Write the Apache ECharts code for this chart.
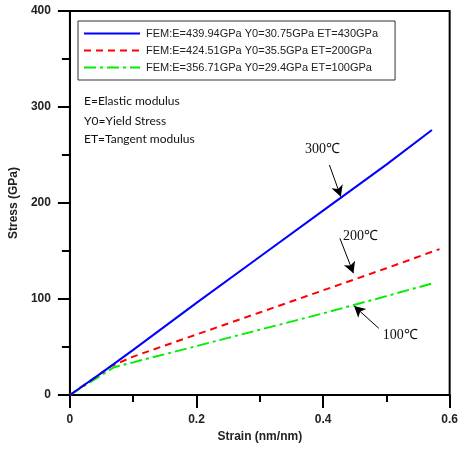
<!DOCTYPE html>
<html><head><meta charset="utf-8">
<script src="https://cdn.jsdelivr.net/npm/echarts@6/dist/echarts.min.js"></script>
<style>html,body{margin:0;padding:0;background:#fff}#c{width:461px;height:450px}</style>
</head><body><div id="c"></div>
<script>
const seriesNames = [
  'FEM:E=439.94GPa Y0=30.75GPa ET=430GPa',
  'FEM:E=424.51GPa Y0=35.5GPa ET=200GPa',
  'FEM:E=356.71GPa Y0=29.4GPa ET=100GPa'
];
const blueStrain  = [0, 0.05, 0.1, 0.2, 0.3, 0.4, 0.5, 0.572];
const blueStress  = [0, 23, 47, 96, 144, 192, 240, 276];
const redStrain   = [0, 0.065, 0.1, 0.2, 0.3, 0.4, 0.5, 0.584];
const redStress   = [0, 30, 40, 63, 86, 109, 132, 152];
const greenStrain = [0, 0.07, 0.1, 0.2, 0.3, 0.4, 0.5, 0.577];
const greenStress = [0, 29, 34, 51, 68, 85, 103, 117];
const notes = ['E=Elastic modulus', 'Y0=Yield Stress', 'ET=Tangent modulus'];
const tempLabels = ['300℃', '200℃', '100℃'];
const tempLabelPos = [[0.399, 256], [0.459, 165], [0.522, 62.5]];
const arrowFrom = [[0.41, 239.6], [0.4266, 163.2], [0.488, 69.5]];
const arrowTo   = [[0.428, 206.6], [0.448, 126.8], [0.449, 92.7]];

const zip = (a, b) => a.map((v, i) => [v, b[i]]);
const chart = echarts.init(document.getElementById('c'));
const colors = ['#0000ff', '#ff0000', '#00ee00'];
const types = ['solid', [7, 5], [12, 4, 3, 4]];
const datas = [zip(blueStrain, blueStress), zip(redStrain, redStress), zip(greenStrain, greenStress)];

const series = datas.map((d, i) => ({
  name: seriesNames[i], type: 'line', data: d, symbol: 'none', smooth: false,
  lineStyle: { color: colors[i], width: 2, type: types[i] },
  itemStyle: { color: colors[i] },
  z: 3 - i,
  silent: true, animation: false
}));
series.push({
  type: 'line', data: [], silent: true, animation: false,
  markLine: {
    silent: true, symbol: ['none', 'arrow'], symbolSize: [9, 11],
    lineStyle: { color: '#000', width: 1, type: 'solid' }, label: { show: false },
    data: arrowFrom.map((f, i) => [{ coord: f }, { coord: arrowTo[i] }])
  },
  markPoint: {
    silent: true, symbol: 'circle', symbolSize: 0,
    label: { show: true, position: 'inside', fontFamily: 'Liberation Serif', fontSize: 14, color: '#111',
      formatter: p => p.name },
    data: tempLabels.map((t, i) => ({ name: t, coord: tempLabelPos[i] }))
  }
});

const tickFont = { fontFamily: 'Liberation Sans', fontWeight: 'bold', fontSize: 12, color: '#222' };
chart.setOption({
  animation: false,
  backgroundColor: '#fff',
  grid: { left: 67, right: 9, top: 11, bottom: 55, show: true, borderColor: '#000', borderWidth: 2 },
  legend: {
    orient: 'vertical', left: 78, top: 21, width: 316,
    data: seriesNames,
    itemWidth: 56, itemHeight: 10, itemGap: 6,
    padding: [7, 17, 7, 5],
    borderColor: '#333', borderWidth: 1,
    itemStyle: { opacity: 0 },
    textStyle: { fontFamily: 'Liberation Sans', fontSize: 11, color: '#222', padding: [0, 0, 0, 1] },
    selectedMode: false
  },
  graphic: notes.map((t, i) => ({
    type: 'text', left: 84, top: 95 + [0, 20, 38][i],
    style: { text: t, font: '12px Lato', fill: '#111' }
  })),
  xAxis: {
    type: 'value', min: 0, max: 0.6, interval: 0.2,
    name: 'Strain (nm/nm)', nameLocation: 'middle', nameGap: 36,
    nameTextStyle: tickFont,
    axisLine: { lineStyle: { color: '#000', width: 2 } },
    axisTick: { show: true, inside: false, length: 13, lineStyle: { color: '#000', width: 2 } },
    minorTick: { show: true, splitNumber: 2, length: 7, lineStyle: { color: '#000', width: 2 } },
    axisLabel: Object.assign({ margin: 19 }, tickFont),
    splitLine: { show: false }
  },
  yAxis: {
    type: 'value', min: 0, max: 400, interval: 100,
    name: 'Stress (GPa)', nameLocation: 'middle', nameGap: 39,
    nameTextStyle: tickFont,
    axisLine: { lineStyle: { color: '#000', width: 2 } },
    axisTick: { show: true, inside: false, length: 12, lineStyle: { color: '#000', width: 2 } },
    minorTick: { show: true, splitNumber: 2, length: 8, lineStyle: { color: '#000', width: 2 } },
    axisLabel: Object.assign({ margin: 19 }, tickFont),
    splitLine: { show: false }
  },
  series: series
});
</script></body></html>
◆ ◆ ◆ ◆ ◆ ◆ ◆
Aim of the task
Would you reproduce the lines above, from the very first through the line containing "126.8], [0.449, 92.7]];", exactly and without the pictures?

Solution
Write the Apache ECharts code for this chart.
<!DOCTYPE html>
<html><head><meta charset="utf-8">
<script src="https://cdn.jsdelivr.net/npm/echarts@6/dist/echarts.min.js"></script>
<style>html,body{margin:0;padding:0;background:#fff}#c{width:461px;height:450px}</style>
</head><body><div id="c"></div>
<script>
const seriesNames = [
  'FEM:E=439.94GPa Y0=30.75GPa ET=430GPa',
  'FEM:E=424.51GPa Y0=35.5GPa ET=200GPa',
  'FEM:E=356.71GPa Y0=29.4GPa ET=100GPa'
];
const blueStrain  = [0, 0.05, 0.1, 0.2, 0.3, 0.4, 0.5, 0.572];
const blueStress  = [0, 23, 47, 96, 144, 192, 240, 276];
const redStrain   = [0, 0.065, 0.1, 0.2, 0.3, 0.4, 0.5, 0.584];
const redStress   = [0, 30, 40, 63, 86, 109, 132, 152];
const greenStrain = [0, 0.07, 0.1, 0.2, 0.3, 0.4, 0.5, 0.577];
const greenStress = [0, 29, 34, 51, 68, 85, 103, 117];
const notes = ['E=Elastic modulus', 'Y0=Yield Stress', 'ET=Tangent modulus'];
const tempLabels = ['300℃', '200℃', '100℃'];
const tempLabelPos = [[0.399, 256], [0.459, 165], [0.522, 62.5]];
const arrowFrom = [[0.41, 239.6], [0.4266, 163.2], [0.488, 69.5]];
const arrowTo   = [[0.428, 206.6], [0.448, 126.8], [0.449, 92.7]];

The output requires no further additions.